**REQUIREMENT**
Word for word, transcribe the lines below and drop the pictures.

**THE DATA**
━━━━
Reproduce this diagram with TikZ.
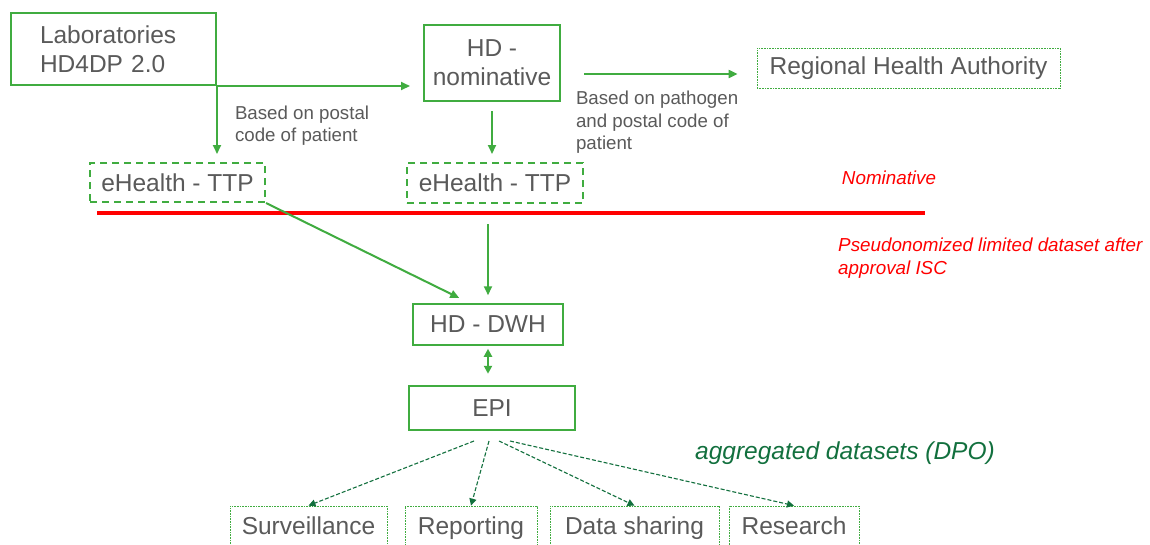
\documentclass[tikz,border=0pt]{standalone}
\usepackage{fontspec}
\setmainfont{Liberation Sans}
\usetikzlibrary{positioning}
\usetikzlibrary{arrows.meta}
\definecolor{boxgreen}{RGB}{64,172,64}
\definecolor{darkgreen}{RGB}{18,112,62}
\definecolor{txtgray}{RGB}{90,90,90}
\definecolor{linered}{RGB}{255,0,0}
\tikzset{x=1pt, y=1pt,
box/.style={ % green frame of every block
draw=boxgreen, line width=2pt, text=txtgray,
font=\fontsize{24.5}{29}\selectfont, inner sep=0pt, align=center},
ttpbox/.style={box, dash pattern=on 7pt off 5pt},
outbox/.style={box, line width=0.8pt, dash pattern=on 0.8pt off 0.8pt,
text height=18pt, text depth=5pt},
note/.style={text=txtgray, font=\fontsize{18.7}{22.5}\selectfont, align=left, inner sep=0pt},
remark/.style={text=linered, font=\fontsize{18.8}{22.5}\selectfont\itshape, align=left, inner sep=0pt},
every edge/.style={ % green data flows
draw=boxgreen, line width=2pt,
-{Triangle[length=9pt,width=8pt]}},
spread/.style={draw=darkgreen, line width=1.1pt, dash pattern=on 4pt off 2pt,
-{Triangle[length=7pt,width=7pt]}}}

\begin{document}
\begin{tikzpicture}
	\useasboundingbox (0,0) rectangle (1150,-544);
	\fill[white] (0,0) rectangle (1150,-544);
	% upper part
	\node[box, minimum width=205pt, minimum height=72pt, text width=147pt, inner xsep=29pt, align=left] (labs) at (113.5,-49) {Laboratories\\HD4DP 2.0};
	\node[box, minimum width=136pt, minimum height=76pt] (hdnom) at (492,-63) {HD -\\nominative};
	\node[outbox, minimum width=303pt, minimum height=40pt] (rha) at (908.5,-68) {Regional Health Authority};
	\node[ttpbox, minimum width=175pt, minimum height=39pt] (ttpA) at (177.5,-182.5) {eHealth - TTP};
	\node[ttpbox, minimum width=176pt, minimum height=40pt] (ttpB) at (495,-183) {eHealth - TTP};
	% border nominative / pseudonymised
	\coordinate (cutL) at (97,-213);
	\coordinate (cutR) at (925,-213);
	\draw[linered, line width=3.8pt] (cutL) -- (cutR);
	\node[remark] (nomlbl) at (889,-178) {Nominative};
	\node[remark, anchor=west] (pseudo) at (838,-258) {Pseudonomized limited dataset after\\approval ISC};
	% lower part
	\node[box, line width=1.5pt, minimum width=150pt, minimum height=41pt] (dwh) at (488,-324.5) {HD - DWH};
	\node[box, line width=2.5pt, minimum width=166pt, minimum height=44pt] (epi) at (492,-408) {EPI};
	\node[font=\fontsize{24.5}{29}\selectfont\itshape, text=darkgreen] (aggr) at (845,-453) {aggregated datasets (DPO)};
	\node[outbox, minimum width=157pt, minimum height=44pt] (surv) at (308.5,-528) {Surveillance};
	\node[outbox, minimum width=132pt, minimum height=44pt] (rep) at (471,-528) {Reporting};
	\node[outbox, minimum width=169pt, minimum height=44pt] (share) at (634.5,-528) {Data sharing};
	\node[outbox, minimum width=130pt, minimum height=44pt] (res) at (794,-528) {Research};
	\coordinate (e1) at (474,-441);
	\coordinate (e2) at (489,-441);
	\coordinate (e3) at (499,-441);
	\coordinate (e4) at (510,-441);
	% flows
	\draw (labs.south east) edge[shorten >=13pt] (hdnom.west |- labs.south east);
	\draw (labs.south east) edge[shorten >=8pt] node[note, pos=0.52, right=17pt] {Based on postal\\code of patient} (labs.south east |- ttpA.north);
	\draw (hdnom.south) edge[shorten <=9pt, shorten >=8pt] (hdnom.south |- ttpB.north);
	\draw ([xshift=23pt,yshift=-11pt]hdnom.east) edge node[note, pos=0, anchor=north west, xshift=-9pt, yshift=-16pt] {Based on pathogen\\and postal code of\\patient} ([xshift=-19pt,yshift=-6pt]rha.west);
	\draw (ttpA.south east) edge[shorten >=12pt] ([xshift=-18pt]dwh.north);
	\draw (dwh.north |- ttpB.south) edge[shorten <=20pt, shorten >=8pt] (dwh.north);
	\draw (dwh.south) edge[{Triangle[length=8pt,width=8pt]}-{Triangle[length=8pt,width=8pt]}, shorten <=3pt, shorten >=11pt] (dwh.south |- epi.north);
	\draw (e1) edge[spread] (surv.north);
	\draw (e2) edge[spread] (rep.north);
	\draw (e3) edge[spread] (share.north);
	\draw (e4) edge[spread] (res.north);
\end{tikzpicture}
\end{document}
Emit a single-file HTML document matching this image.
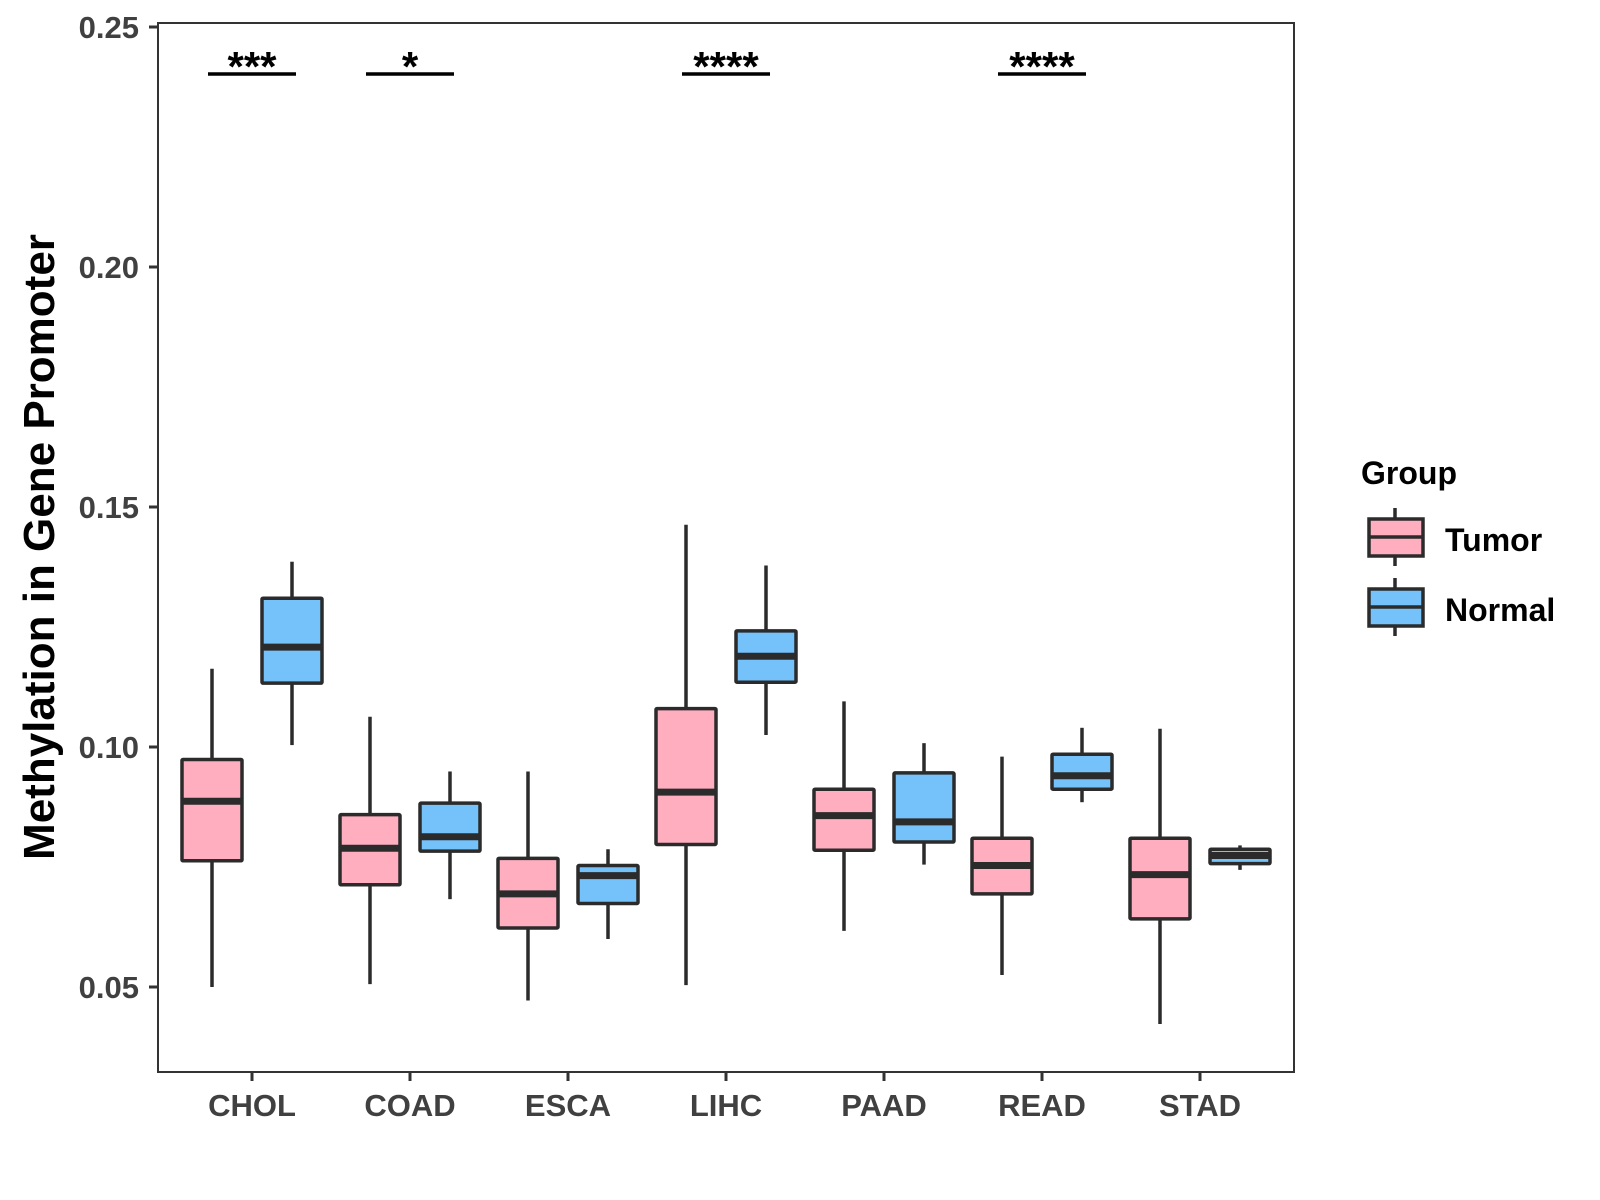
━━━━
**EXERCISE RESULT**
Reproduce this diagram with TikZ.
\documentclass[tikz,border=0pt]{standalone}
\usepackage{fontspec}
\setmainfont{Liberation Sans}
\usetikzlibrary{positioning}
\usetikzlibrary{arrows.meta}
\definecolor{boxgreen}{RGB}{64,172,64}
\definecolor{darkgreen}{RGB}{18,112,62}
\definecolor{txtgray}{RGB}{90,90,90}
\definecolor{linered}{RGB}{255,0,0}
\tikzset{x=1pt, y=1pt,
box/.style={ % green frame of every block
draw=boxgreen, line width=2pt, text=txtgray,
font=\fontsize{24.5}{29}\selectfont, inner sep=0pt, align=center},
ttpbox/.style={box, dash pattern=on 7pt off 5pt},
outbox/.style={box, line width=0.8pt, dash pattern=on 0.8pt off 0.8pt,
text height=18pt, text depth=5pt},
note/.style={text=txtgray, font=\fontsize{18.7}{22.5}\selectfont, align=left, inner sep=0pt},
remark/.style={text=linered, font=\fontsize{18.8}{22.5}\selectfont\itshape, align=left, inner sep=0pt},
every edge/.style={ % green data flows
draw=boxgreen, line width=2pt,
-{Triangle[length=9pt,width=8pt]}},
spread/.style={draw=darkgreen, line width=1.1pt, dash pattern=on 4pt off 2pt,
-{Triangle[length=7pt,width=7pt]}}}

\begin{document}
\begin{tikzpicture}
	\useasboundingbox (0,0) rectangle (1150,-544);
	\fill[white] (0,0) rectangle (1150,-544);
	% upper part
	\node[box, minimum width=205pt, minimum height=72pt, text width=147pt, inner xsep=29pt, align=left] (labs) at (113.5,-49) {Laboratories\\HD4DP 2.0};
	\node[box, minimum width=136pt, minimum height=76pt] (hdnom) at (492,-63) {HD -\\nominative};
	\node[outbox, minimum width=303pt, minimum height=40pt] (rha) at (908.5,-68) {Regional Health Authority};
	\node[ttpbox, minimum width=175pt, minimum height=39pt] (ttpA) at (177.5,-182.5) {eHealth - TTP};
	\node[ttpbox, minimum width=176pt, minimum height=40pt] (ttpB) at (495,-183) {eHealth - TTP};
	% border nominative / pseudonymised
	\coordinate (cutL) at (97,-213);
	\coordinate (cutR) at (925,-213);
	\draw[linered, line width=3.8pt] (cutL) -- (cutR);
	\node[remark] (nomlbl) at (889,-178) {Nominative};
	\node[remark, anchor=west] (pseudo) at (838,-258) {Pseudonomized limited dataset after\\approval ISC};
	% lower part
	\node[box, line width=1.5pt, minimum width=150pt, minimum height=41pt] (dwh) at (488,-324.5) {HD - DWH};
	\node[box, line width=2.5pt, minimum width=166pt, minimum height=44pt] (epi) at (492,-408) {EPI};
	\node[font=\fontsize{24.5}{29}\selectfont\itshape, text=darkgreen] (aggr) at (845,-453) {aggregated datasets (DPO)};
	\node[outbox, minimum width=157pt, minimum height=44pt] (surv) at (308.5,-528) {Surveillance};
	\node[outbox, minimum width=132pt, minimum height=44pt] (rep) at (471,-528) {Reporting};
	\node[outbox, minimum width=169pt, minimum height=44pt] (share) at (634.5,-528) {Data sharing};
	\node[outbox, minimum width=130pt, minimum height=44pt] (res) at (794,-528) {Research};
	\coordinate (e1) at (474,-441);
	\coordinate (e2) at (489,-441);
	\coordinate (e3) at (499,-441);
	\coordinate (e4) at (510,-441);
	% flows
	\draw (labs.south east) edge[shorten >=13pt] (hdnom.west |- labs.south east);
	\draw (labs.south east) edge[shorten >=8pt] node[note, pos=0.52, right=17pt] {Based on postal\\code of patient} (labs.south east |- ttpA.north);
	\draw (hdnom.south) edge[shorten <=9pt, shorten >=8pt] (hdnom.south |- ttpB.north);
	\draw ([xshift=23pt,yshift=-11pt]hdnom.east) edge node[note, pos=0, anchor=north west, xshift=-9pt, yshift=-16pt] {Based on pathogen\\and postal code of\\patient} ([xshift=-19pt,yshift=-6pt]rha.west);
	\draw (ttpA.south east) edge[shorten >=12pt] ([xshift=-18pt]dwh.north);
	\draw (dwh.north |- ttpB.south) edge[shorten <=20pt, shorten >=8pt] (dwh.north);
	\draw (dwh.south) edge[{Triangle[length=8pt,width=8pt]}-{Triangle[length=8pt,width=8pt]}, shorten <=3pt, shorten >=11pt] (dwh.south |- epi.north);
	\draw (e1) edge[spread] (surv.north);
	\draw (e2) edge[spread] (rep.north);
	\draw (e3) edge[spread] (share.north);
	\draw (e4) edge[spread] (res.north);
\end{tikzpicture}
\end{document}
Emit a single-file HTML document matching this image.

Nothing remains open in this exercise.